После театральных постановок за меня киношники взялись, Никита Михалков тоже "Пять вечеров" снял. Меня даже на работу в Ленфильм пригласили, редактором. Должен был я пьесы молодых авторов читать и "мудрые" советы сценаристам давать. Всякий раз, как говорить с автором приходилось, от стыда сгорал. Не мое это дело ментором быть.
— А что вы, Александр Моисеевич, "Старшую сестру" не упоминаете?
— Не люблю я этот сценарий. Дело в том, что тогда на меня стало высокое начальство взъедаться. Не нравились им мои пьесы, идейности в них, видишь ли, не хватало. И судьбы героев все какие-то не героические: то люди мучают друг друга, хотя, вроде бы, и любят, то коммунистка явно не советская… И не одного счастливого конца. Вот я и написал сценарий с "хэппи эндом". "Нате вам, думаю, ешьте". Доронина там прекрасно сыграла, однако министр культуры — Михайлов кажется, тогда правил — написал, что я "против таланта актрисы" сценарий нацарапал.
— Я слышал, Александр Моисеевич, что у вас тогда трудные времена были.

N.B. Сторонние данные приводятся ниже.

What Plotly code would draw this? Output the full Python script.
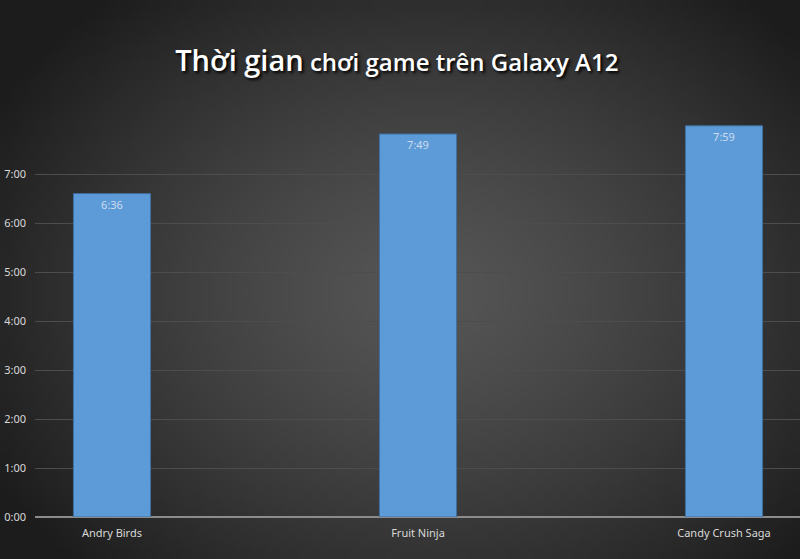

— Еще какие! Не только ставить, печатать меня перестали. "Осенний марафон" лет пятнадцать на полке валялся, запрещали его.
— За что?
— Спросите их…
— Фильм-то замечательный.
— Это ведь фактически дневник мой. Бузыкин — это же я сам.
— Александр Моисеевич, а когда вы начали стихи писать?
— Я стихи не писал никогда.
— Как же? Я же читал.
— Это не стихи. Какие стихи можно после Ахматовой, Самойлова, Левитанского писать… Пастернака я боготворил. Знаете стихи: "Куда мне бежать от шагов божества моего?" Я почему-то думал, что он должен жить в районе Арбата. Однажды в молодости иду по Москве и вдруг мне показалось, что навстречу шагает Пастернак. Так, поверите ли, я бежать от него бросился, бежать. Там — стихи, а у меня так… ерунда. Мысли вслух. Ну, рифмованные получились, но это не стихи. Я об их форме вообще не думал, когда писал. И потому стихами свое рифмоплетство не считаю.
— Вы, Александр Моисеевич, с Окуджавой и Высоцким дружили?
— С Булатом дружил, это правда. Сейчас не помню, кто его ко мне привел. Он с гитарой был. Говорят: "Познакомьтесь, он стихи пишет и под гитару их поет".
— Может быть, споете? — попросил я.
— Петь — то почти нечего, — отвечает. — У меня восемь песен всего.
— Ну, пожалуйста.
Запел. Я прослушал и обалдел. До того они мне свежими, искренними показались, что тут же бросился звонить в Дом Кино, друзей собирать.
— Тут один парень из Москвы приехал, песни под гитару исполняет. Вы непременно должны послушать, непременно!
— А что, песни хорошие?
— Да, не в этом дело…
— Играет, что ли, хорошо?
— Да, не в этом дело… Вы только приходите скорей.
Ну, собрались. Прослушали все восемь и говорят: "Начинай, парень, сначала". Всех его песни, как и меня, поразили. С того и пошло.
Булат, когда в Ленинград приезжал, всегда у меня останавливался. На том же месте на диване сидел, где вы сейчас сидите. И спал тут.
— А Высоцкий?
— Володю тоже друзья привели, но его песни тогда уже полстраны знало. Кумиром молодежи был. Выпили мы на кухне, он гитару взял. Сыновья мои тогда в школе учились, к экзаменам готовились. Услышали, бросили учебники, входят — сам Высоцкий!
Ну, у того репертуар огромный, его только заведи. Вижу, дело затягивается. Я ему тогда говорю:
— Володя, извини, пора кончать. Ребятам заниматься надо.
Сыновья расстроились, конечно, а он потом долго вспоминал: "Ты, Саша, первый, кто меня остановил. Все наоборот кричат: "Давай, давай пой!".